Attempted Murder Charge Reduced to Assault in Tenerife Bottle Attack

Attempted Murder Charge Reduced to Assault in Tenerife Bottle Attack

Source: El Día

In Santa Cruz de Tenerife, an attempted murder charge against a man who threw a bottle severely injuring a victim was reduced to assault after it was agreed there was no intent to kill, with a two-year prison sentence and compensation now proposed.

A man appeared in courtroom 11 in Santa Cruz de Tenerife, initially facing an attempted murder charge that could have led to ten and a half years in prison. By the end of the hearing, the charge had been significantly reduced to assault. The prosecutor now asked for a two-and-a-half-year prison sentence, but still sought 7,400 euros in compensation for the victim's injuries. He left court awaiting the judge's decision.

His defense lawyer, Miguel Ángel González Hidalgo, agreed with the prosecutor's new proposal, only asking for a slightly shorter sentence of two years, which the prosecutor accepted.

During the trial, held in Section Six, everyone involved – the accused, the victim, and other witnesses – agreed on one key point: the attacker didn't use a broken bottle to deliberately cut the victim's neck. Instead, he threw it from a distance. While the victim suffered severe injuries, including a severed jugular vein, everyone agreed there was no intent to kill.

The incident took place around 4 AM on August 13, 2024, in the Las Verónicas nightlife district of Playa de las Américas. An argument broke out between two groups of young people on Rafael Puig Avenue. It wasn't clear what started the fight or who was responsible. The accused and his two friends claimed the victim and a group of Britons started chasing them. However, the victim said the accused and his friends surrounded and attacked him as he walked alone.

While there were initial disagreements on how the events unfolded, the rest of their accounts largely matched. The accused explained that he and his friends had left a club and were walking when one of them dropped a bottle. He believed this led the other group to confront and chase them, thinking the bottle had been thrown on purpose.

The accused said he ran and hid in a garden. When he saw the other group surrounding one of his friends, he picked up a small beer bottle and threw it at them, hoping to make them leave. The bottle hit one person in the neck, causing a wound over ten centimeters long.

The victim, on the other hand, stated that the accused and his friends surrounded him without explanation. He thought they might have confused him with someone else they had argued with earlier. He also confirmed that the attacker didn't cut him with a bottle but threw it from about one or two meters away.

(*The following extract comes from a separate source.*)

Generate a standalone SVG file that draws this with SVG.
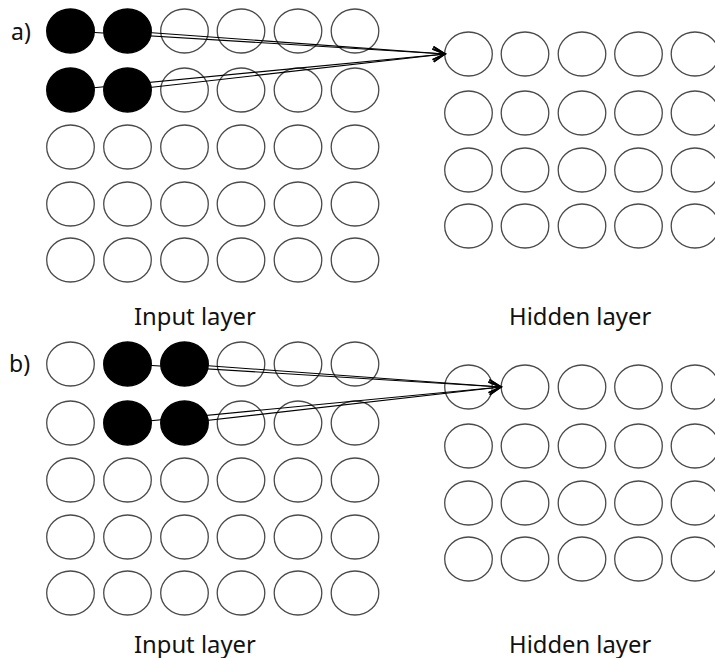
<svg xmlns="http://www.w3.org/2000/svg" width="715" height="658" viewBox="0 0 715 658">
<defs>
<style>
.n{fill:none;stroke:#4a4a4a;stroke-width:1.3}
.b{fill:#000;stroke:#000;stroke-width:1.3}
.c{stroke:#000;stroke-width:1.1;fill:none;marker-end:url(#ah)}
.t{font-family:"Noto Sans","Open Sans",sans-serif;font-size:23.8px;fill:#111}
.p{font-family:"Noto Sans","Open Sans",sans-serif;font-size:23px;fill:#111}
</style>
<marker id="ah" markerUnits="userSpaceOnUse" viewBox="-14 -8 16 16" refX="0" refY="0" markerWidth="16" markerHeight="16" orient="auto">
<path d="M-12,-6.5 L0,0 L-12,6.5" fill="none" stroke="#000" stroke-width="1.6"/>
</marker>
</defs>
<rect width="715" height="658" fill="#fff"/>
<text class="p" x="11" y="40">a)</text>
<text class="p" x="9" y="372">b)</text>
<!-- Panel a input layer -->
<g id="a-input">
<g id="a-i-1-1"><ellipse class="b" cx="70.5" cy="31" rx="23.8" ry="22"/></g>
<g id="a-i-1-2"><ellipse class="b" cx="127.5" cy="31" rx="23.8" ry="22"/></g>
<g id="a-i-1-3"><ellipse class="n" cx="184.5" cy="31" rx="23.8" ry="22"/></g>
<g id="a-i-1-4"><ellipse class="n" cx="241" cy="31" rx="23.8" ry="22"/></g>
<g id="a-i-1-5"><ellipse class="n" cx="298" cy="31" rx="23.8" ry="22"/></g>
<g id="a-i-1-6"><ellipse class="n" cx="355" cy="31" rx="23.8" ry="22"/></g>
<g id="a-i-2-1"><ellipse class="b" cx="70.5" cy="90" rx="23.8" ry="22"/></g>
<g id="a-i-2-2"><ellipse class="b" cx="127.5" cy="90" rx="23.8" ry="22"/></g>
<g id="a-i-2-3"><ellipse class="n" cx="184.5" cy="90" rx="23.8" ry="22"/></g>
<g id="a-i-2-4"><ellipse class="n" cx="241" cy="90" rx="23.8" ry="22"/></g>
<g id="a-i-2-5"><ellipse class="n" cx="298" cy="90" rx="23.8" ry="22"/></g>
<g id="a-i-2-6"><ellipse class="n" cx="355" cy="90" rx="23.8" ry="22"/></g>
<g id="a-i-3-1"><ellipse class="n" cx="70.5" cy="147" rx="23.8" ry="22"/></g>
<g id="a-i-3-2"><ellipse class="n" cx="127.5" cy="147" rx="23.8" ry="22"/></g>
<g id="a-i-3-3"><ellipse class="n" cx="184.5" cy="147" rx="23.8" ry="22"/></g>
<g id="a-i-3-4"><ellipse class="n" cx="241" cy="147" rx="23.8" ry="22"/></g>
<g id="a-i-3-5"><ellipse class="n" cx="298" cy="147" rx="23.8" ry="22"/></g>
<g id="a-i-3-6"><ellipse class="n" cx="355" cy="147" rx="23.8" ry="22"/></g>
<g id="a-i-4-1"><ellipse class="n" cx="70.5" cy="204" rx="23.8" ry="22"/></g>
<g id="a-i-4-2"><ellipse class="n" cx="127.5" cy="204" rx="23.8" ry="22"/></g>
<g id="a-i-4-3"><ellipse class="n" cx="184.5" cy="204" rx="23.8" ry="22"/></g>
<g id="a-i-4-4"><ellipse class="n" cx="241" cy="204" rx="23.8" ry="22"/></g>
<g id="a-i-4-5"><ellipse class="n" cx="298" cy="204" rx="23.8" ry="22"/></g>
<g id="a-i-4-6"><ellipse class="n" cx="355" cy="204" rx="23.8" ry="22"/></g>
<g id="a-i-5-1"><ellipse class="n" cx="70.5" cy="260" rx="23.8" ry="22"/></g>
<g id="a-i-5-2"><ellipse class="n" cx="127.5" cy="260" rx="23.8" ry="22"/></g>
<g id="a-i-5-3"><ellipse class="n" cx="184.5" cy="260" rx="23.8" ry="22"/></g>
<g id="a-i-5-4"><ellipse class="n" cx="241" cy="260" rx="23.8" ry="22"/></g>
<g id="a-i-5-5"><ellipse class="n" cx="298" cy="260" rx="23.8" ry="22"/></g>
<g id="a-i-5-6"><ellipse class="n" cx="355" cy="260" rx="23.8" ry="22"/></g>
</g>
<!-- Panel a hidden layer -->
<g id="a-hidden">
<g id="a-h-1-1"><ellipse class="n" cx="468.5" cy="54" rx="23.8" ry="22"/></g>
<g id="a-h-1-2"><ellipse class="n" cx="525" cy="54" rx="23.8" ry="22"/></g>
<g id="a-h-1-3"><ellipse class="n" cx="582" cy="54" rx="23.8" ry="22"/></g>
<g id="a-h-1-4"><ellipse class="n" cx="638.5" cy="54" rx="23.8" ry="22"/></g>
<g id="a-h-1-5"><ellipse class="n" cx="695" cy="54" rx="23.8" ry="22"/></g>
<g id="a-h-2-1"><ellipse class="n" cx="468.5" cy="113" rx="23.8" ry="22"/></g>
<g id="a-h-2-2"><ellipse class="n" cx="525" cy="113" rx="23.8" ry="22"/></g>
<g id="a-h-2-3"><ellipse class="n" cx="582" cy="113" rx="23.8" ry="22"/></g>
<g id="a-h-2-4"><ellipse class="n" cx="638.5" cy="113" rx="23.8" ry="22"/></g>
<g id="a-h-2-5"><ellipse class="n" cx="695" cy="113" rx="23.8" ry="22"/></g>
<g id="a-h-3-1"><ellipse class="n" cx="468.5" cy="170" rx="23.8" ry="22"/></g>
<g id="a-h-3-2"><ellipse class="n" cx="525" cy="170" rx="23.8" ry="22"/></g>
<g id="a-h-3-3"><ellipse class="n" cx="582" cy="170" rx="23.8" ry="22"/></g>
<g id="a-h-3-4"><ellipse class="n" cx="638.5" cy="170" rx="23.8" ry="22"/></g>
<g id="a-h-3-5"><ellipse class="n" cx="695" cy="170" rx="23.8" ry="22"/></g>
<g id="a-h-4-1"><ellipse class="n" cx="468.5" cy="226" rx="23.8" ry="22"/></g>
<g id="a-h-4-2"><ellipse class="n" cx="525" cy="226" rx="23.8" ry="22"/></g>
<g id="a-h-4-3"><ellipse class="n" cx="582" cy="226" rx="23.8" ry="22"/></g>
<g id="a-h-4-4"><ellipse class="n" cx="638.5" cy="226" rx="23.8" ry="22"/></g>
<g id="a-h-4-5"><ellipse class="n" cx="695" cy="226" rx="23.8" ry="22"/></g>
</g>
<!-- Panel b input layer -->
<g id="b-input">
<g id="b-i-1-1"><ellipse class="n" cx="70.5" cy="364" rx="23.8" ry="22"/></g>
<g id="b-i-1-2"><ellipse class="b" cx="127.5" cy="364" rx="23.8" ry="22"/></g>
<g id="b-i-1-3"><ellipse class="b" cx="184.5" cy="364" rx="23.8" ry="22"/></g>
<g id="b-i-1-4"><ellipse class="n" cx="241" cy="364" rx="23.8" ry="22"/></g>
<g id="b-i-1-5"><ellipse class="n" cx="298" cy="364" rx="23.8" ry="22"/></g>
<g id="b-i-1-6"><ellipse class="n" cx="355" cy="364" rx="23.8" ry="22"/></g>
<g id="b-i-2-1"><ellipse class="n" cx="70.5" cy="423" rx="23.8" ry="22"/></g>
<g id="b-i-2-2"><ellipse class="b" cx="127.5" cy="423" rx="23.8" ry="22"/></g>
<g id="b-i-2-3"><ellipse class="b" cx="184.5" cy="423" rx="23.8" ry="22"/></g>
<g id="b-i-2-4"><ellipse class="n" cx="241" cy="423" rx="23.8" ry="22"/></g>
<g id="b-i-2-5"><ellipse class="n" cx="298" cy="423" rx="23.8" ry="22"/></g>
<g id="b-i-2-6"><ellipse class="n" cx="355" cy="423" rx="23.8" ry="22"/></g>
<g id="b-i-3-1"><ellipse class="n" cx="70.5" cy="480" rx="23.8" ry="22"/></g>
<g id="b-i-3-2"><ellipse class="n" cx="127.5" cy="480" rx="23.8" ry="22"/></g>
<g id="b-i-3-3"><ellipse class="n" cx="184.5" cy="480" rx="23.8" ry="22"/></g>
<g id="b-i-3-4"><ellipse class="n" cx="241" cy="480" rx="23.8" ry="22"/></g>
<g id="b-i-3-5"><ellipse class="n" cx="298" cy="480" rx="23.8" ry="22"/></g>
<g id="b-i-3-6"><ellipse class="n" cx="355" cy="480" rx="23.8" ry="22"/></g>
<g id="b-i-4-1"><ellipse class="n" cx="70.5" cy="537" rx="23.8" ry="22"/></g>
<g id="b-i-4-2"><ellipse class="n" cx="127.5" cy="537" rx="23.8" ry="22"/></g>
<g id="b-i-4-3"><ellipse class="n" cx="184.5" cy="537" rx="23.8" ry="22"/></g>
<g id="b-i-4-4"><ellipse class="n" cx="241" cy="537" rx="23.8" ry="22"/></g>
<g id="b-i-4-5"><ellipse class="n" cx="298" cy="537" rx="23.8" ry="22"/></g>
<g id="b-i-4-6"><ellipse class="n" cx="355" cy="537" rx="23.8" ry="22"/></g>
<g id="b-i-5-1"><ellipse class="n" cx="70.5" cy="593" rx="23.8" ry="22"/></g>
<g id="b-i-5-2"><ellipse class="n" cx="127.5" cy="593" rx="23.8" ry="22"/></g>
<g id="b-i-5-3"><ellipse class="n" cx="184.5" cy="593" rx="23.8" ry="22"/></g>
<g id="b-i-5-4"><ellipse class="n" cx="241" cy="593" rx="23.8" ry="22"/></g>
<g id="b-i-5-5"><ellipse class="n" cx="298" cy="593" rx="23.8" ry="22"/></g>
<g id="b-i-5-6"><ellipse class="n" cx="355" cy="593" rx="23.8" ry="22"/></g>
</g>
<!-- Panel b hidden layer -->
<g id="b-hidden">
<g id="b-h-1-1"><ellipse class="n" cx="468.5" cy="387" rx="23.8" ry="22"/></g>
<g id="b-h-1-2"><ellipse class="n" cx="525" cy="387" rx="23.8" ry="22"/></g>
<g id="b-h-1-3"><ellipse class="n" cx="582" cy="387" rx="23.8" ry="22"/></g>
<g id="b-h-1-4"><ellipse class="n" cx="638.5" cy="387" rx="23.8" ry="22"/></g>
<g id="b-h-1-5"><ellipse class="n" cx="695" cy="387" rx="23.8" ry="22"/></g>
<g id="b-h-2-1"><ellipse class="n" cx="468.5" cy="446" rx="23.8" ry="22"/></g>
<g id="b-h-2-2"><ellipse class="n" cx="525" cy="446" rx="23.8" ry="22"/></g>
<g id="b-h-2-3"><ellipse class="n" cx="582" cy="446" rx="23.8" ry="22"/></g>
<g id="b-h-2-4"><ellipse class="n" cx="638.5" cy="446" rx="23.8" ry="22"/></g>
<g id="b-h-2-5"><ellipse class="n" cx="695" cy="446" rx="23.8" ry="22"/></g>
<g id="b-h-3-1"><ellipse class="n" cx="468.5" cy="503" rx="23.8" ry="22"/></g>
<g id="b-h-3-2"><ellipse class="n" cx="525" cy="503" rx="23.8" ry="22"/></g>
<g id="b-h-3-3"><ellipse class="n" cx="582" cy="503" rx="23.8" ry="22"/></g>
<g id="b-h-3-4"><ellipse class="n" cx="638.5" cy="503" rx="23.8" ry="22"/></g>
<g id="b-h-3-5"><ellipse class="n" cx="695" cy="503" rx="23.8" ry="22"/></g>
<g id="b-h-4-1"><ellipse class="n" cx="468.5" cy="559" rx="23.8" ry="22"/></g>
<g id="b-h-4-2"><ellipse class="n" cx="525" cy="559" rx="23.8" ry="22"/></g>
<g id="b-h-4-3"><ellipse class="n" cx="582" cy="559" rx="23.8" ry="22"/></g>
<g id="b-h-4-4"><ellipse class="n" cx="638.5" cy="559" rx="23.8" ry="22"/></g>
<g id="b-h-4-5"><ellipse class="n" cx="695" cy="559" rx="23.8" ry="22"/></g>
</g>
<!-- Connectors -->
<g id="connectors">
<line class="c" x1="70.5" y1="31" x2="445" y2="54"/>
<line class="c" x1="127.5" y1="31" x2="445" y2="54"/>
<line class="c" x1="70.5" y1="90" x2="445" y2="54"/>
<line class="c" x1="127.5" y1="90" x2="445" y2="54"/>
<line class="c" x1="127.5" y1="364" x2="501" y2="387"/>
<line class="c" x1="184.5" y1="364" x2="501" y2="387"/>
<line class="c" x1="127.5" y1="423" x2="501" y2="387"/>
<line class="c" x1="184.5" y1="423" x2="501" y2="387"/>
</g>
<g id="labels">
<text class="t" x="134" y="325">Input layer</text>
<text class="t" x="509" y="325">Hidden layer</text>
<text class="t" x="134" y="652.5">Input layer</text>
<text class="t" x="509" y="652.5">Hidden layer</text>
</g>
</svg>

Two witnesses supported this account, with one even showing how the bottle was thrown. This same witness then chased and restrained the attacker, helping to calm down the nearly 300 people who had gathered and seemed ready to attack him.

The first police officer on the scene testified that if he had arrived any later and hadn't stopped the bleeding from the victim's neck, the man would not have survived.